Qatar is set to step up its chemicals, petrochemicals and LPG output in the coming years, said HE the Minister for Energy and Industry, Dr Mohamed bin Saleh al-Sada.
Qatar will raise its output of chemicals and petrochemicals to 23mn tonnes per year (tpy) by 2020, he said in his keynote address at the 8th LPG Trade Summit at the St Regis yesterday.
Some important contributing projects are Al-Karaana and Al-Sejeel, in addition to a Qafco expansion, which is the world’s largest single-site producer of both ammonia and urea.
Al-Sada said Qatar’s LPG production, which currently stands at 11mn tonnes per year, will go up by 0.5mn tpy next year with the 2014 commissioning of the Barzan Gas Project.
In 40 years since the North Field gas discovery, Qatar’s LPG industry has grown rapidly, particularly so, in the last decade, the minister said.
More LPG volumes are expected from the Bul-Hanaine oil field development, which will not just enhance crude oil production, but will also add important quantities of ethane, propane, and butane.
As a dedicated global supplier of energy, Qatar is proud to be a pioneer and a leader in the gas industry. Qatar is the world leader in LNG, producing 77mn tonnes per year. And with two world scale GTL plants, Qatar has emerged as the ‘Gas to Liquids’ capital of the world.
“Recently, we have announced a new offshore field discovery in North Field’s Block 4 North, with as much as 2.5tn cubic feet of natural gas. This is Qatar’s first new discovery in 42 years, coming after four years of intensive exploration activities,” al-Sada said.
He said Qatar’s efforts to “consolidate its position as competitive energy supplier continues to be unabated.”
Upcoming expansions in the oil and gas sector include the Barzan Gas Project in 2014, which will play a significant role in meeting the needs of giant projects, including the facilities planned for hosting the World Cup in 2022.
This project will also play a major role in supporting all developmental elements of the Qatar Vision 2030, as guided and launched by HH the Emir, Sheikh Tamim bin Hamad al-Thani.
Some of the energy demand is driven by Qatar’s large-scale expansion of the petrochemicals sector, which supports the diversification and growth of the Qatari economy.
Such developments, the minister said, will be important for a region such as the Middle East, where the commissioning of several new petrochemical supply projects will substantially increase the amount of LPG that is available to the international markets.
Al-Sada said, “Future LPG demand in the residential and commercial sectors is growing rapidly. This is evident particularly in emerging economies such as India and China, underpinned by their strong population growth, improved living standards, and sustained high economic growth.

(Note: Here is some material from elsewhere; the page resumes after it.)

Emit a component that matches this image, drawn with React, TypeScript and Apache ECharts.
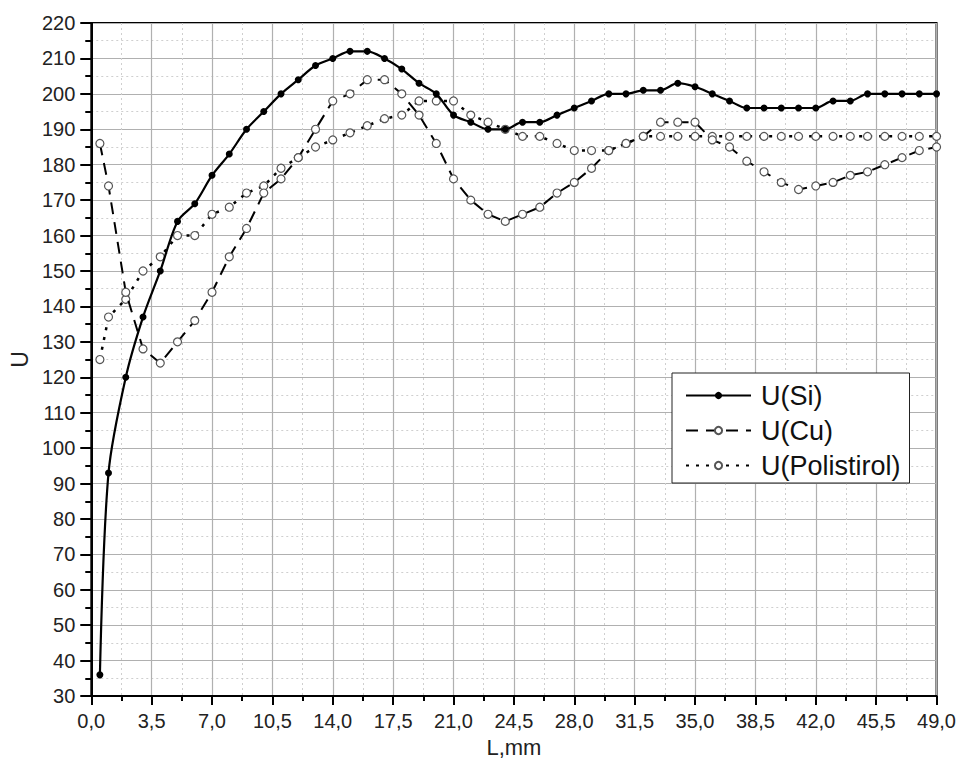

“Both China and India are expanding their LNG receiving capacities and gas pipeline networks, paving the way for increased imports over the coming years.”
Having said that, al-Sada pointed out there were still several key issues confronting the LPG industry, such as the current outlook for LPG demand growth in developing markets, and whether supply growth was enough to support projected growth in regional and global LPG demand.
The three-day 8th LPG Trade Summit provides an opportunity for all participants to discuss the latest developments in the global and regional markets for liquefied petroleum gas (LPG), the challenges facing the industry, as well as its future prospects.
The event also featured a plenary session involving Saad Abdullah al-Kuwari, Tasweeq chief executive officer; Ian Taylor, president and CEO, Vitol Group; and Michael F Conway, president, Shell International Trading & Shipping Company.
The event, supported by Qatar Petroleum (QP) as the platinum sponsor, is hosted by Qatar International Petroleum Marketing Company (Tasweeq).